Los argentinos, que vivimos de catástrofe en catástrofe, sabemos de estas cosas: cuando dos estratos culturales se tocan (como las placas tectónicas en la corteza planetaria) se producen seísmos. La colisión de tres culturas puede ser un terremoto de proporciones alarmantes. En 1976, entre otras cosas, se encontraron dos culturas de velocidades diferentes: Andrew Lloyd Webber (Londres, 1948) lanzó el disco que había hecho junto con Tim Rice, Evita, en el que Julie Covington cantaba las partes de Eva Perón.
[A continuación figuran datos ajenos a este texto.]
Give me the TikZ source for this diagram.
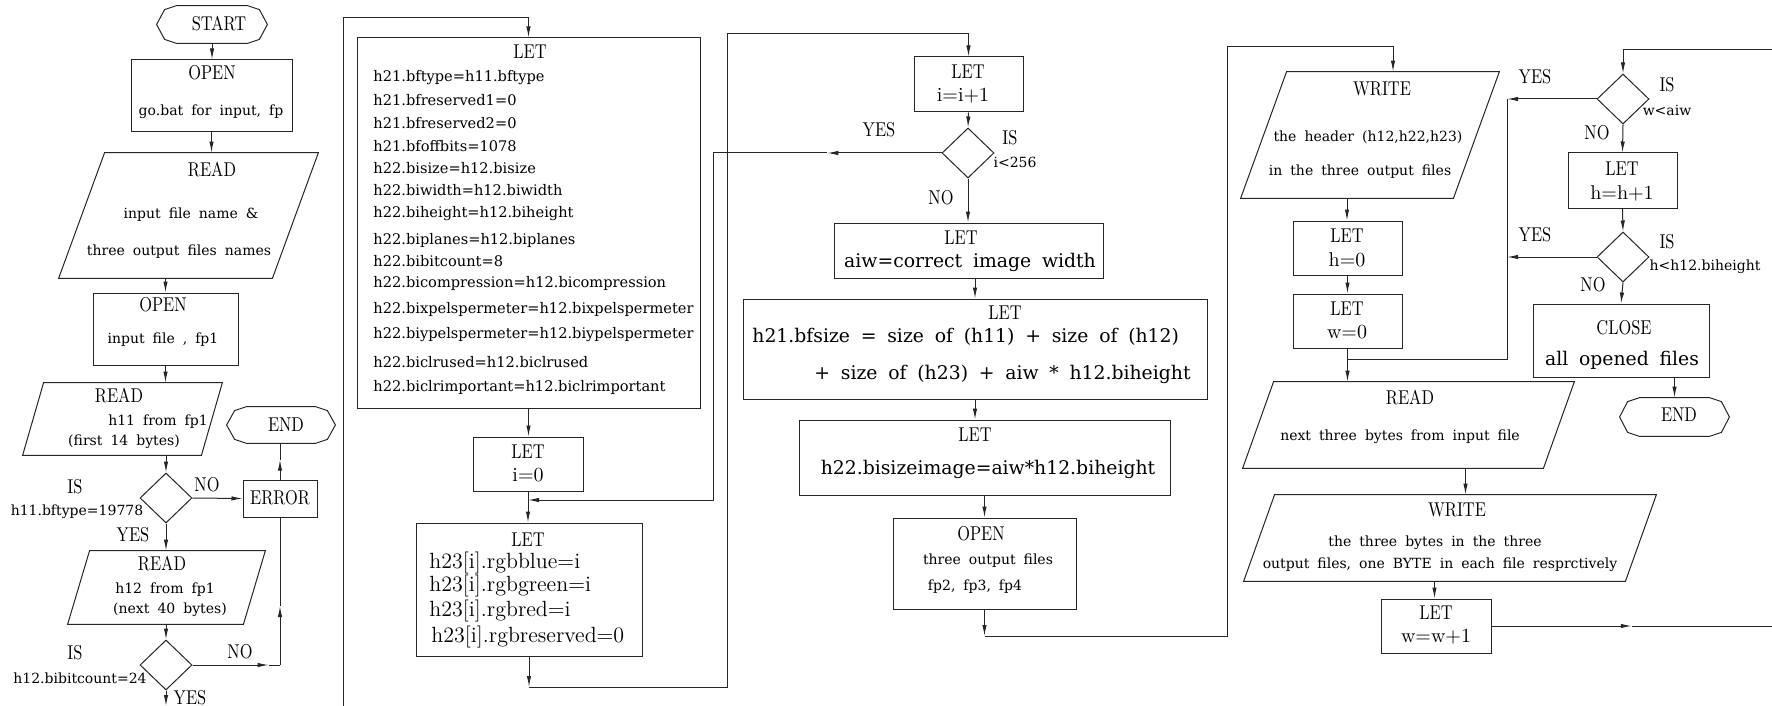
\documentclass[tikz,border=0pt]{standalone}
\usepackage{fontspec}
\newfontfamily\hdf[FakeStretch=0.82]{lmroman10-regular.otf}
\newfontfamily\bodyf[WordSpace=1.8]{DejaVu Serif}
\usetikzlibrary{fit,calc,shapes.geometric,arrows.meta}

\tikzset{
 ln/.style={line width=0.5pt, draw=black!85},
 box/.style={ln, draw, inner sep=0pt},
 arr/.style={ln, -{Latex[length=5.5pt,width=2.2pt]}},
 dia/.style={ln, draw, shape=diamond, minimum width=26pt, minimum height=25pt, inner sep=0pt},
 hd/.style={inner sep=0pt, font=\hdf\fontsize{10}{12}\selectfont},
 sb/.style={inner sep=0pt, font=\bodyf\fontsize{7}{8}\selectfont},
 lb/.style={inner sep=0pt, anchor=west, font=\bodyf\fontsize{7.3}{8}\selectfont},
 bb/.style={inner sep=0pt, font=\bodyf\fontsize{9.4}{11}\selectfont},
 lm/.style={inner sep=0pt, font=\fontsize{10}{12}\selectfont},
 lmb/.style={inner sep=0pt, anchor=west, font=\fontsize{11}{13}\selectfont},
}

\newcommand\rbox[5]{\node[box, fit={(#2,#3) (#4,#5)}] (#1) {};}
\newcommand\pgram[6]{%
 \node[inner sep=0pt, fit={(#2,#3) (#4,#5)}] (#1) {};
 \draw[ln] ($(#1.north west)+(#6,0)$) -- (#1.north east) -- ($(#1.south east)-(#6,0)$) -- (#1.south west) -- cycle;
 \coordinate (#1-t) at ($(#1.north)+(#6/2,0)$);
 \coordinate (#1-b) at ($(#1.south)-(#6/2,0)$);}
\newcommand\termnl[5]{%
 \node[inner sep=0pt, fit={(#2,#3) (#4,#5)}] (#1) {};
 \draw[ln] (#1.west) -- ($(#1.north west)+(8,4)$) -- ($(#1.north west)+(20,0)$) -- ($(#1.north east)+(-20,0)$) -- ($(#1.north east)+(-8,4)$) -- (#1.east) -- ($(#1.south east)+(-8,-4)$) -- ($(#1.south east)+(-20,0)$) -- ($(#1.south west)+(20,0)$) -- ($(#1.south west)+(8,-4)$) -- cycle;}
% connector from #1 to #2 with its arrowhead at fraction #3 of the way
\newcommand\midarrow[3]{%
 \draw[arr] (#1) -- ($(#1)!#3!(#2)$);
 \draw[ln] ($(#1)!#3!(#2)$) -- (#2);}

\begin{document}
\begin{tikzpicture}[x=0.5pt,y=-0.5pt]
\fill[white] (0,0) rectangle (1772,706);
\useasboundingbox (0,0) rectangle (1772,706);

% ---------------- column 1
\termnl{start}{157}{6}{267}{43}
\node[hd] (start-t) at (219,24) {START};
\rbox{open1}{131}{60}{292}{132}
\node[hd] (open1-a) at (212,73) {OPEN};
\node[sb] (open1-b) at (211,112) {go.bat for input, fp};
\pgram{read1}{59}{153}{318}{278}{46}
\node[hd] (read1-a) at (212,170) {READ};
\node[sb] (read1-c1) at (191,215) {input file name \&};
\node[sb] (read1-c2) at (179,252) {three output files names};
\rbox{open2}{93}{293}{238}{365}
\node[hd] (open2-a) at (163,305) {OPEN};
\node[sb] (open2-b) at (163,340) {input file , fp1};
\pgram{read2}{23}{383}{222}{455}{21}
\node[hd] (read2-a) at (119,396) {READ};
\node[sb] (read2-c1) at (158,422) {h11 from fp1};
\node[sb] (read2-c2) at (124,442) {(first 14 bytes)};
\node[dia] (dia1) at (166,498) {};
\node[hd] (dia1-is) at (75,487) {IS};
\node[sb] (dia1-q) at (77,512) {h11.bftype=19778};
\node[hd] (dia1-no) at (207,485) {NO};
\node[hd] (dia1-yes) at (133,535) {YES};
\rbox{error}{243}{480}{317}{517}
\node[hd] (error-t) at (280,498) {ERROR};
\termnl{end1}{227}{407}{335}{443}
\node[hd] (end1-t) at (286,425) {END};
\pgram{read3}{68}{551}{265}{624}{22}
\node[hd] (read3-a) at (162,564) {READ};
\node[sb] (read3-c1) at (165,590) {h12 from fp1};
\node[sb] (read3-c2) at (170,610) {(next 40 bytes)};
\node[dia] (dia2) at (166,665) {};
\node[hd] (dia2-is) at (75,653) {IS};
\node[sb] (dia2-q) at (80,678) {h12.bibitcount=24};
\node[hd] (dia2-no) at (240,652) {NO};
\node[hd] (dia2-yes) at (190,698) {YES};
\coordinate (out1) at (166,706);

\draw[arr] (start.south) -- (start.south |- open1.north);
\draw[arr] (open1.south) -- (read1-t);
\draw[arr] (read1-b) -- (read1-b |- open2.north);
\draw[arr] (open2.south) -- (open2.south |- read2.north);
\draw[arr] (dia1.north |- read2.south) -- (dia1.north);
\draw[arr] (dia1.east) -- (error.west);
\coordinate (e1) at (error.north |- end1.south);
\midarrow{error.north}{e1}{0.55}
\draw[arr] (dia1.south) -- (dia1.south |- read3.north);
\draw[arr] (dia2.north |- read3.south) -- (dia2.north);
\coordinate (e2) at (dia2.east -| error.south);
\midarrow{dia2.east}{e2}{0.87}
\midarrow{e2}{error.south}{0.4}
\draw[arr] (dia2.south) -- (out1);

% ---------------- column 2
\coordinate (in1) at (343,706);
\coordinate (in1t) at (343,18);
\rbox{let1}{357}{38}{700}{408}
\node[hd] (let1-a) at (530,52) {LET};
\node[lb] (l1) at (373,78) {h21.bftype=h11.bftype};
\node[lb] (l2) at (373,100) {h21.bfreserved1=0};
\node[lb] (l3) at (373,123) {h21.bfreserved2=0};
\node[lb] (l4) at (373,146) {h21.bfoffbits=1078};
\node[lb] (l5) at (373,168) {h22.bisize=h12.bisize};
\node[lb] (l6) at (373,190) {h22.biwidth=h12.biwidth};
\node[lb] (l7) at (373,214) {h22.biheight=h12.biheight};
\node[lb] (l8) at (373,240) {h22.biplanes=h12.biplanes};
\node[lb] (l9) at (373,261) {h22.bibitcount=8};
\node[lb] (l10) at (373,283) {h22.bicompression=h12.bicompression};
\node[lb] (l11) at (373,309) {h22.bixpelspermeter=h12.bixpelspermeter};
\node[lb] (l12) at (373,335) {h22.biypelspermeter=h12.biypelspermeter};
\node[lb] (l13) at (373,362) {h22.biclrused=h12.biclrused};
\node[lb] (l14) at (373,387) {h22.biclrimportant=h12.biclrimportant};
\rbox{leti0}{473}{437}{583}{491}
\node[hd] (leti0-a) at (528,452) {LET};
\node[lm] (leti0-b) at (528,475) {i=0};
\rbox{leth23}{416}{523}{642}{656}
\node[hd] (leth23-a) at (528,540) {LET};
\node[lmb] (m1) at (429,563) {h23[i].rgbblue=i};
\node[lmb] (m2) at (429,586) {h23[i].rgbgreen=i};
\node[lmb] (m3) at (429,611) {h23[i].rgbred=i};
\node[lmb] (m4) at (431,637) {h23[i].rgbreserved=0};

\draw[arr] (in1) -- (in1t) -| (let1.north);
\draw[arr] (let1.south) -- (let1.south |- leti0.north);
\draw[arr] (leti0.south) -- (leti0.south |- leth23.north);
\coordinate (j1) at (leth23.south |- 0,687);
\coordinate (j2) at (727,34);
\draw[arr] (leth23.south) -- (j1);

% ---------------- column 3
\rbox{leti1}{914}{57}{1023}{112}
\node[hd] (leti1-a) at (968,72) {LET};
\node[lm] (leti1-b) at (963,96) {i=i+1};
\node[dia] (dia3) at (968,153) {};
\node[hd] (dia3-yes) at (879,130) {YES};
\node[hd] (dia3-is) at (1010,138) {IS};
\node[sb] (dia3-q) at (1015,162) {i<256};
\node[hd] (dia3-no) at (941,198) {NO};
\rbox{letaiw}{834}{223}{1103}{278}
\node[hd] (letaiw-a) at (961,238) {LET};
\node[bb] (letaiw-b) at (970,262) {aiw=correct image width};
\rbox{let2}{743}{299}{1207}{399}
\node[hd] (let2-a) at (1005,313) {LET};
\node[bb, anchor=west] (let2-b) at (752,337) {h21.bfsize = size of (h11) + size of (h12)};
\node[bb, anchor=west] (let2-c) at (814,374) {+ size of (h23) + aiw * h12.biheight};
\rbox{let3}{799}{420}{1170}{495}
\node[hd] (let3-a) at (975,435) {LET};
\node[bb] (let3-b) at (988,469) {h22.bisizeimage=aiw*h12.biheight};
\rbox{open3}{893}{518}{1076}{609}
\node[hd] (open3-a) at (981,534) {OPEN};
\node[sb] (open3-b) at (988,561) {three output files};
\node[sb] (open3-c) at (975,587) {fp2, fp3, fp4};

\draw[arr] (j1) -| (j2) -| (leti1.north);
\draw[arr] (leti1.south) -- (dia3.north);
\coordinate (j3) at (dia3.west -| 713,0);
\coordinate (j4) at (leti0.south |- 0,500);
\midarrow{dia3.west}{j3}{0.5}
\draw[arr] (j3) |- (j4);
\draw[arr] (dia3.south) -- (dia3.south |- letaiw.north);
\draw[arr] (let2.north |- letaiw.south) -- (let2.north);
\draw[arr] (let2.south) -- (let2.south |- let3.north);
\draw[arr] (open3.north |- let3.south) -- (open3.north);

% ---------------- column 4
\pgram{write1}{1241}{72}{1499}{198}{46}
\node[hd] (write1-a) at (1382,89) {WRITE};
\node[sb] (write1-c1) at (1368,137) {the header (h12,h22,h23)};
\node[sb] (write1-c2) at (1360,172) {in the three output files};
\rbox{leth0}{1293}{221}{1402}{275}
\node[hd] (leth0-a) at (1347,236) {LET};
\node[lm] (leth0-b) at (1347,260) {h=0};
\rbox{letw0}{1293}{294}{1402}{348}
\node[hd] (letw0-a) at (1347,309) {LET};
\node[lm] (letw0-b) at (1347,332) {w=0};
\pgram{read4}{1243}{382}{1574}{468}{31}
\node[hd] (read4-a) at (1410,398) {READ};
\node[sb] (read4-c) at (1400,437) {next three bytes from input file};
\pgram{write2}{1244}{495}{1656}{581}{31}
\node[hd] (write2-a) at (1457,510) {WRITE};
\node[sb] (write2-c1) at (1435,543) {the three bytes in the three};
\node[sb] (write2-c2) at (1440,565) {output files, one BYTE in each file resprctively};
\rbox{letw1}{1381}{599}{1491}{653}
\node[hd] (letw1-a) at (1436,613) {LET};
\node[lm] (letw1-b) at (1436,637) {w=w+1};

\coordinate (j5) at (open3.south |- 0,636);
\coordinate (j6) at (1227,47);
\draw[arr] (open3.south) -- (j5);
\draw[arr] (j5) -| (j6) -| (write1-t);
\draw[arr] (write1-b) -- (write1-b |- leth0.north);
\draw[arr] (leth0.south) -- (letw0.north);
\draw[arr] (letw0.south) -- (letw0.south |- read4.north);
\draw[arr] (write2-t |- read4.south) -- (write2-t);
\draw[arr] (write2-b) -- (write2-b |- letw1.north);
\coordinate (out2) at (letw1.east -| 1772,0);
\midarrow{letw1.east}{out2}{0.5}

% ---------------- column 5
\coordinate (in2) at (1772,50);
\node[dia] (dia4) at (1623,99) {};
\node[hd] (dia4-yes) at (1535,77) {YES};
\node[hd] (dia4-is) at (1667,85) {IS};
\node[sb] (dia4-q) at (1667,110) {w<aiw};
\node[hd] (dia4-no) at (1597,133) {NO};
\rbox{leth1}{1568}{153}{1677}{208}
\node[hd] (leth1-a) at (1622,169) {LET};
\node[lm] (leth1-b) at (1622,193) {h=h+1};
\node[dia] (dia5) at (1623,257) {};
\node[hd] (dia5-yes) at (1535,235) {YES};
\node[hd] (dia5-is) at (1667,242) {IS};
\node[sb] (dia5-q) at (1705,267) {h<h12.biheight};
\node[hd] (dia5-no) at (1593,285) {NO};
\rbox{close}{1533}{304}{1709}{377}
\node[hd] (close-a) at (1624,328) {CLOSE};
\node[bb] (close-b) at (1622,360) {all opened files};
\termnl{end2}{1620}{398}{1729}{436}
\node[hd] (end2-t) at (1679,415) {END};

\coordinate (j7) at (letw0.south |- 0,359);
\coordinate (j8) at (dia4.west -| 1507,0);
\draw[ln] (j7) -| (j8);
\draw[arr] (dia4.west) -- (j8);
\draw[arr] (dia5.west) -- (dia5.west -| j8);
\draw[arr] (in2) -| (dia4.north);
\draw[arr] (dia4.south) -- (leth1.north);
\draw[arr] (leth1.south) -- (dia5.north);
\draw[arr] (dia5.south) -- (close.north);
\draw[arr] (end2.north |- close.south) -- (end2.north);
\end{tikzpicture}
\end{document}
La música de Evita (el musical) no puede ser más grasa ni más anticuada, y sin embargo... Andrew Lloyd Webber (¡Sir!), maestro en grasadas –venía de Jesucristo Superstar (1972), iba hacia Cats (1981) y El fantasma de la ópera (1986)–, será sobre todo recordado por esa penosa partitura que mezcla el clasicismo más vil y más oportunista con aires de tango, rock sinfónico (¡sí, sí, “rock sinfónico”!) y ritmos latinos. No importa.
Evita es el registro del encuentro entre la irremediable grasada de la cultura industrial (su esquematismo, su eclecticismo populista, su amoral impulso sentimental) y el kitsch peronista, que ofreció al mundo una de las grandes figuras trágicas de todos los tiempos, Eva Duarte, cuyo fantasma mezcla idénticas dosis de miseria y grandeza, generosidad y egoísmo, desafuero sexual e intuición política. De las pocas palabras que la Argentina ha conseguido imponer al léxico de lo contemporáneo, Evita es sin lugar a dudas la más sagrada, la que nos arrastra a una fantasmagoría donde todas las certezas se derrumban (“certainties disappear”), el espacio de todos los intercambios y todas las identificaciones.
De las canciones urdidas por Web-ber y Rice, sólo una brilla y brillará para siempre en el firmamento de lo sublime: Eva’s Final Broadcast, que repite la melodía de Don’t Cry for Me, Argentina pero con las palabras estremecedoras del renunciamiento, una de las más intensas escenas políticas del siglo XX. El momento en que Evita (el personaje del musical) dice: “But all you have to do is look at me to know/ That every word is true” (“Pero todo lo que tienen que hacer es mirarme para saber/ que cada palabra es verdadera”) es cuando todo palabrerío cesa, porque el personaje, al mismo tiempo que repite su amor al pueblo, muestra su cuerpo de muerta en vida, ya cadáver (ya fantasma), y nos abisma. Si esa canción, entre tanta hojarasca musical, todavía nos conmueve, es precisamente porque la corteza terrestre vibra en ella: un pequeño seísmo que todavía tenía que encontrarse con una onda de grasa de magnitud superlativa: Madonna.
En 1995, durante el rodaje de Evita (la película chatarra dirigida por Alan Parker), Madonna estaba embarazada. Nadie podía resultar más inadecuada para representar a una niña desaforada o a una mujer moribunda, y sin embargo... Retrospectivamente, ¿quién si no Madonna podría haber desempeñado ese rol excesivo? Acaso Annie Lennox, pero nunca tuvo su carisma. La reina del pop (esa tercera placa tectónica) luchó por él porque sabía todo lo que estaba en juego y superpuso su ya adorada voz a la voz incomparable del fantasma (“Im Argentina, and always will be”).
En diciembre, Madonna vuelve a Buenos Aires a presentar un disco pésimo, a decirnos (como en la canción original que ganó el Oscar en 1997, ahora incorporada al musical) que, pese a todo, You Must Love Me. Con cuatro estadios ya vendidos, no debería haber duda alguna al respecto. Allí estaremos, los grasitas de ayer y de siempre, incondicionales, preguntándonos “What do we do for our dream to survive?”.